MIAMI (CBS4) – Miami-Dade police have identified two men who were killed in a fiery helicopter crash in Southwest Miami-Dade while investigators with the National Transportation Safety Board and Miami-Dade’s Homicide Bureau try to figure out why the chopper fell out of the sky Wednesday afternoon.
The pilot was Mark Palmieri, 53, and his passenger was 53-year old Ross Allan. Allan was a co-pilot for Miami-Dade Fire Rescue for Air Rescue North out of Opa-locka Fire Rescue.
Miami-Dade Fire Rescue Chief Dave Downey wrote in a statement: “The Miami-Dade Fire Rescue Department is deeply saddened to announce the sudden death of one of our members, Fire Department Helicopter Co-Pilot Ross Allan, on Wednesday, April 3, 2013. Ross was hired as an Aircraft Technician in September of 1996 and became a Helicopter Co-Pilot in March of 2007. He will be sorely missed by all MDFR members especially those at the Air Rescue Bureau who remain shocked by this tragic and unexpected loss.”
Both men died when their Robinson R-44 aircraft slammed into a palm tree in a parking lot along Southwest 122 Avenue and Southwest 128 Street shortly after take-off from Tamiami Airport about two miles away.
The helicopter was owned and operated by Bravo Helicopters of Miami. Palmieri was the owner of Bravo Helicopters.

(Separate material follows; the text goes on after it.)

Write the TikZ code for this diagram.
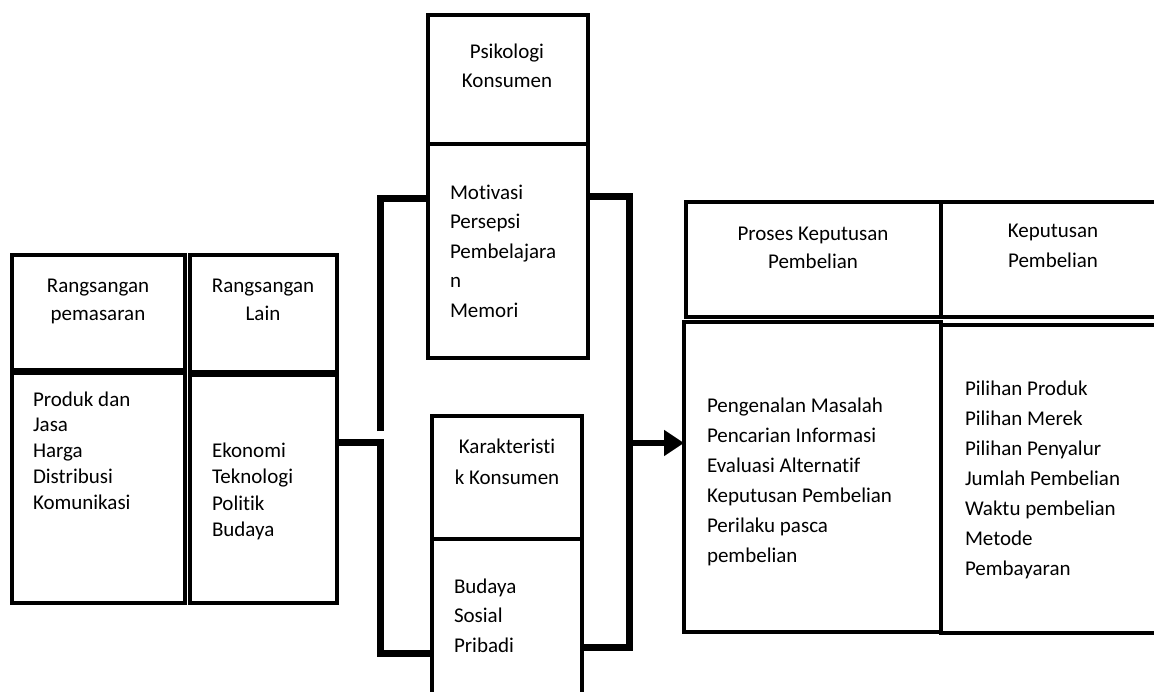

NTSB investigators said the chopper was on a maintenance test flight because it had recently been worked on.
“Meaning that maintenance was done on the aircraft that requires a test flight after it’s completed,” Air Safety Investigator Patrick Murray said. “The initial report I got was that there were birds in the area and there was a problem with the tail rotor.”
That tail rotor landed more than a hundred feet away from the rest of the helicopter.
Murray said investigators will also take into account witness statements as part of the investigation. Witnesses said they heard an explosion and the helicopter started falling apart before it hit the ground.
William Barraga sells hotdogs along SW 128 Ave. He said something didn’t sound right just before the chopper went down.
“I hear engine problems. You hear thump, thump, thump, thump, thump. I’m selling a hot dog and I seen the thing explode,” said William Barraga.
Several people were captured on cell phone video trying to help the men inside the crippled chopper.
“Some people grabbed the fire extinguishers from the gym and other places and started turning off the fire. I just ran inside and started crying,” said Julia Senior.
Senior runs a gym just feet from where the aircraft went down.
“I feel pieces falling down,” she said. “Thirty seconds after that, right in front of me, the helicopter crashes right in top of the palm tree.”
“The pilot had the belt (seat belt) and I couldn’t pull off the belt, so I told the people I need something to cut the belt,” said Yoldany Gacomino. “Somebody brought me something and I cut the belt.”
Gacomino said he and the others were eventually able to pull Palmieri and Allan out.
The NTSB’s preliminary report is expected to take 10 to 15 days. A final write up will be complete in six to nine months.